With 64% of Americans reporting some form of contact with customer support 2, and the majority using multiple channels to get in touch 3, leaders who oversee these functions have a meaningful opportunity to build trust and influence its role in internal culture.

Understanding Customer Trust

While definitions of trust may vary slightly, most tend to agree that intent and competence play a role when it comes to winning over customers. In the book Extreme Trust: Honesty as a Competitive Advantage, authors Don Pepper and Martha Rodgers, Ph.D. relay that brands need to be pure in their intention to do what’s best for their customers to create a trustworthy environment. But it’s not enough to just have pure intentions; brands also need the capability to execute against them. Intent and competence must work together to build trust effectively.

Four Trust-Building Practices to Consider


Trust won’t happen overnight, but by introducing (or re-emphasizing) these four practices, you’ll be one step closer toward placing your customers’ best interests at the center of your operations. You know your team best – consider starting with an area of relative strength and then build from there.

  1. Empathy: At Grammarly, we define empathy as active listening, which enables us to treat others as they want to be treated. Ensure that listening is a part of your support playbook and that team members know how to use tone matching in their responses to make customers feel heard.
  2. Credibility: The need for information is what often compels customers to reach out to brands for support. Three out of four customers expect support representatives to be knowledgeable about their circumstances or product, and 31% say that a knowledgeable representative is the most important contributor to a satisfying customer experience 3. If you don’t have one in place already, create a process that equips your customer-facing teams with accurate and up-to-date company information. Tools that increase visibility across customer interactions and support knowledge-sharing across teams can further empower individual representatives in the moment.
  3. Commitment: We’re all familiar with the adage, “Actions speak louder than words” for good reason. Few things can diminish trust more quickly or completely than a broken promise or lack of follow-through, so if your teams make commitments to customers, they must deliver. Performance indicators like service level agreements (SLAs) and first contact resolution make it possible to measure and incentivize that commitment. Leaders making an effort to celebrate these fundamentals and model them in their behavior is also essential.
  4. Transparency: When customers reach out to brands for information, the perception that it’s being withheld breeds frustration and suspicion. And suspicion leads to distrust. Being transparent doesn’t mean you have to disclose everything, but it does mean being truthful and admitting to mistakes. Setting clear guidelines about what can be shared and implementing policies for resolving issues can empower your teams to make better, more confident decisions about information sharing.

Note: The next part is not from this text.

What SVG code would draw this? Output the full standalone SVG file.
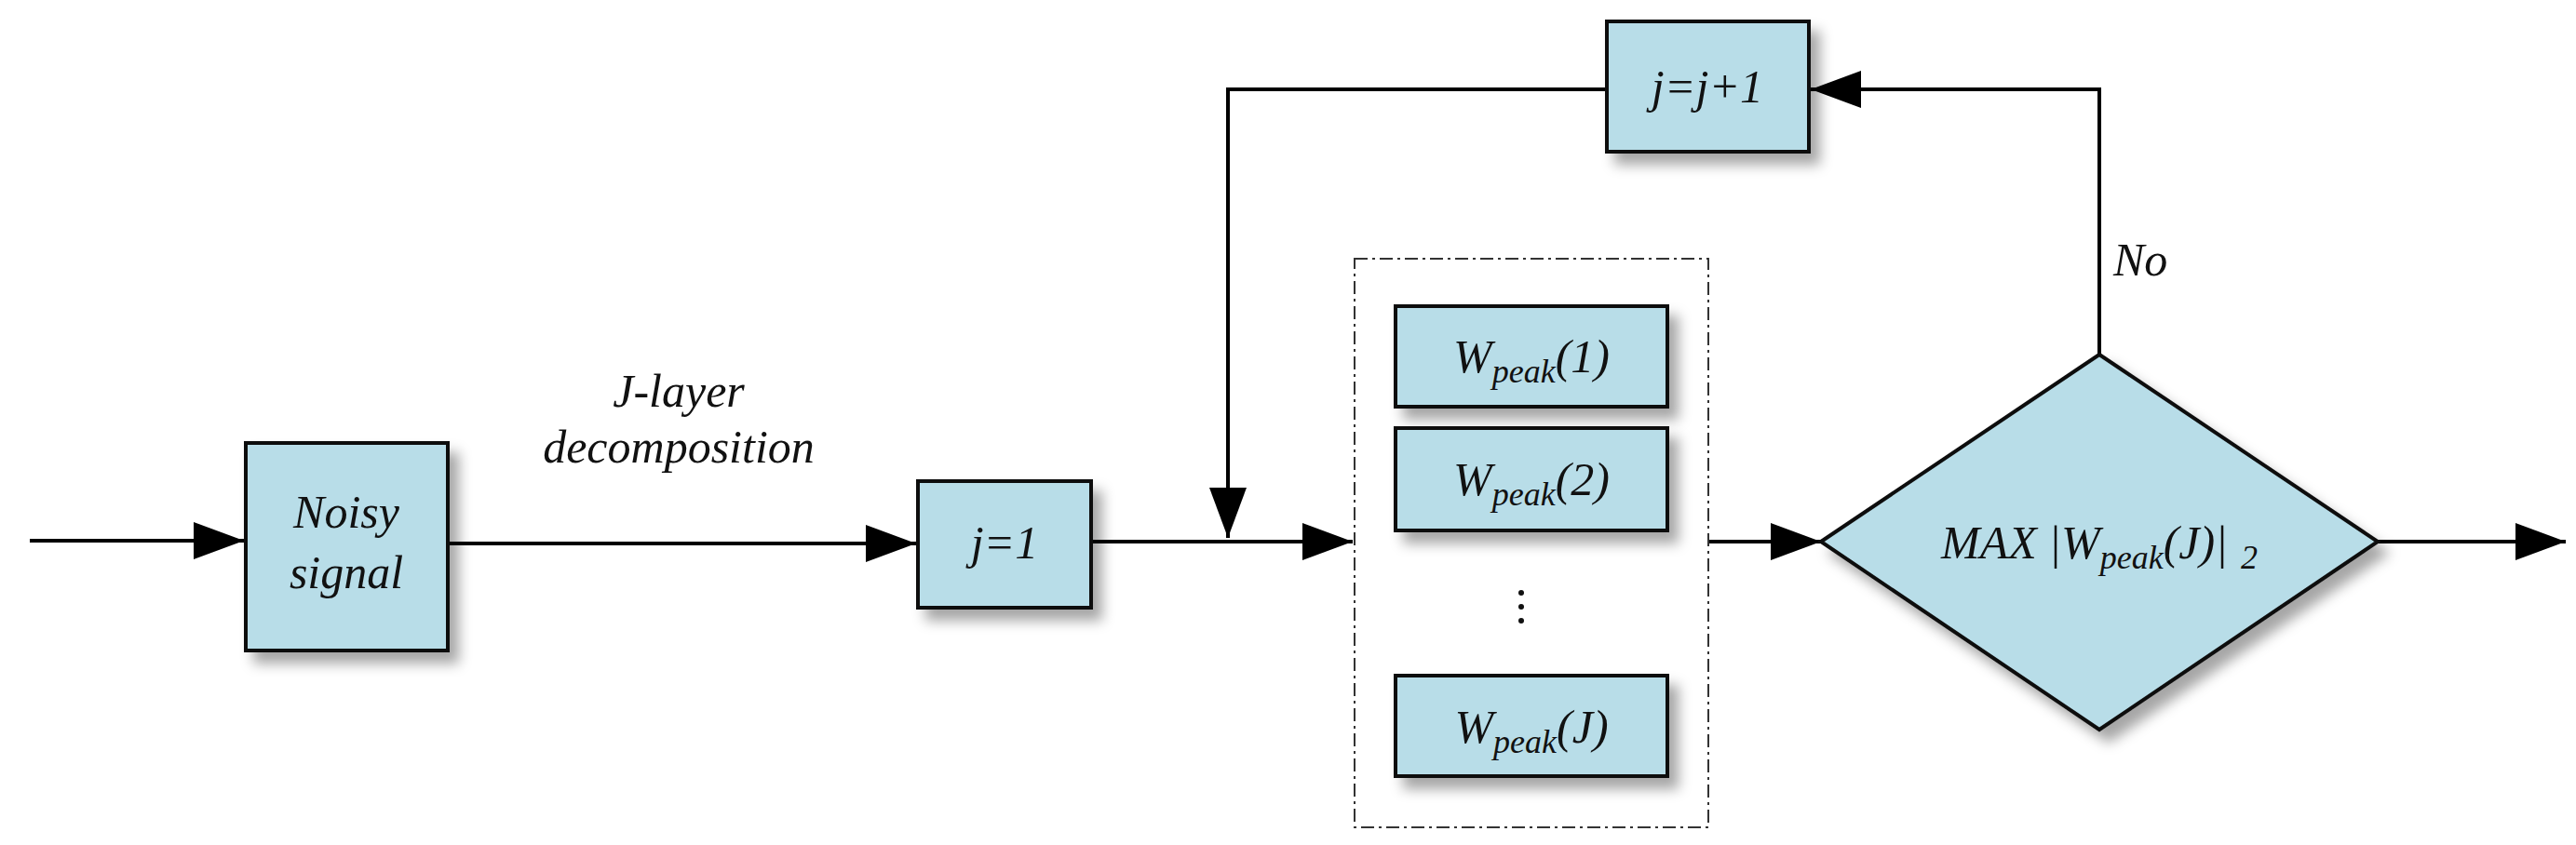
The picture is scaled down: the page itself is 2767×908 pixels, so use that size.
<svg xmlns="http://www.w3.org/2000/svg" width="2767" height="908" viewBox="0 0 2767 908">
<defs>
<filter id="sh" x="-20%" y="-20%" width="150%" height="150%"><feDropShadow dx="10" dy="12" stdDeviation="7" flood-color="#000" flood-opacity="0.35"/></filter>
<marker id="ah" markerUnits="userSpaceOnUse" markerWidth="56" markerHeight="40" refX="54" refY="20" orient="auto"><path d="M0,0 L54,20 L0,40 Z" fill="#000"/></marker>
</defs>
<style>
.box{fill:#b8dde8;stroke:#111;stroke-width:4;filter:url(#sh)}
.ln{fill:none;stroke:#000;stroke-width:4}
.t{font-family:"Liberation Serif",serif;font-style:italic;font-size:50px;fill:#111;text-anchor:middle}
.sub{font-size:36px}
</style>
<rect width="2767" height="908" fill="#fff"/>
<g id="connectors">
<line class="ln" x1="32" y1="581" x2="262" y2="581" marker-end="url(#ah)"/>
<line class="ln" x1="481" y1="584" x2="984" y2="584" marker-end="url(#ah)"/>
<line class="ln" x1="1172" y1="582" x2="1453" y2="582" marker-end="url(#ah)"/>
<polyline class="ln" points="1726,96 1319,96 1319,578" marker-end="url(#ah)"/>
<line class="ln" x1="1835" y1="582" x2="1956" y2="582" marker-end="url(#ah)"/>
<polyline class="ln" points="2255,381 2255,96 1945,96" marker-end="url(#ah)"/>
<line class="ln" x1="2554" y1="582" x2="2756" y2="582" marker-end="url(#ah)"/>
<text class="t" x="729" y="437">J-layer</text>
<text class="t" x="729" y="497">decomposition</text>
<text class="t" x="2270" y="296" text-anchor="start" style="text-anchor:start">No</text>
</g>
<g id="noisy"><rect class="box" x="264" y="476" width="217" height="223"/><text class="t" x="372" y="567">Noisy</text><text class="t" x="372" y="632">signal</text></g>
<g id="j1"><rect class="box" x="986" y="517" width="186" height="136"/><text class="t" x="1079" y="600">j=1</text></g>
<g id="jinc"><rect class="box" x="1726" y="23" width="217" height="140"/><text class="t" x="1834" y="110">j=j+1</text></g>
<g id="group"><rect x="1455" y="278" width="380" height="611" fill="none" stroke="#333" stroke-width="2" stroke-dasharray="14,5,3,5"/>
<circle cx="1634" cy="637" r="3" fill="#111"/><circle cx="1634" cy="652" r="3" fill="#111"/><circle cx="1634" cy="667" r="3" fill="#111"/></g>
<g id="w1"><rect class="box" x="1499" y="329" width="292" height="108"/><text class="t" x="1645" y="400" font-size="56">W<tspan class="sub" baseline-shift="-30%">peak</tspan>(1)</text></g>
<g id="w2"><rect class="box" x="1499" y="460" width="292" height="110"/><text class="t" x="1645" y="532" font-size="56">W<tspan class="sub" baseline-shift="-30%">peak</tspan>(2)</text></g>
<g id="wJ"><rect class="box" x="1499" y="726" width="292" height="108"/><text class="t" x="1645" y="798" font-size="56">W<tspan class="sub" baseline-shift="-30%">peak</tspan>(J)</text></g>
<g id="max"><polygon class="box" points="1956,582 2255,381 2554,582 2255,784"/><text class="t" x="2255" y="600" font-size="56">MAX  |W<tspan class="sub" baseline-shift="-30%">peak</tspan>(J)|<tspan class="sub" dx="14" baseline-shift="-30%">2</tspan></text></g>
</svg>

Consistency Ties It All Together

Recent research from Edelman shows that when a customer sees your message repeated across three different channels, their trust in it strengthens 4. The same goes for behaviors. When customers experience the same behavior again and again – across channels, individual representatives, order numbers, etc. – they form an expectation. And when expectations are consistently met, well, that’s the very foundation of trust.


1. Accenture Agility Index. 2. Customer Thermometer, Customer Service Stats for 2020. 3. Microsoft, State of Global Customer Service Report, 2019. 4. Edelman, Edelman Trust Barometer, 2019.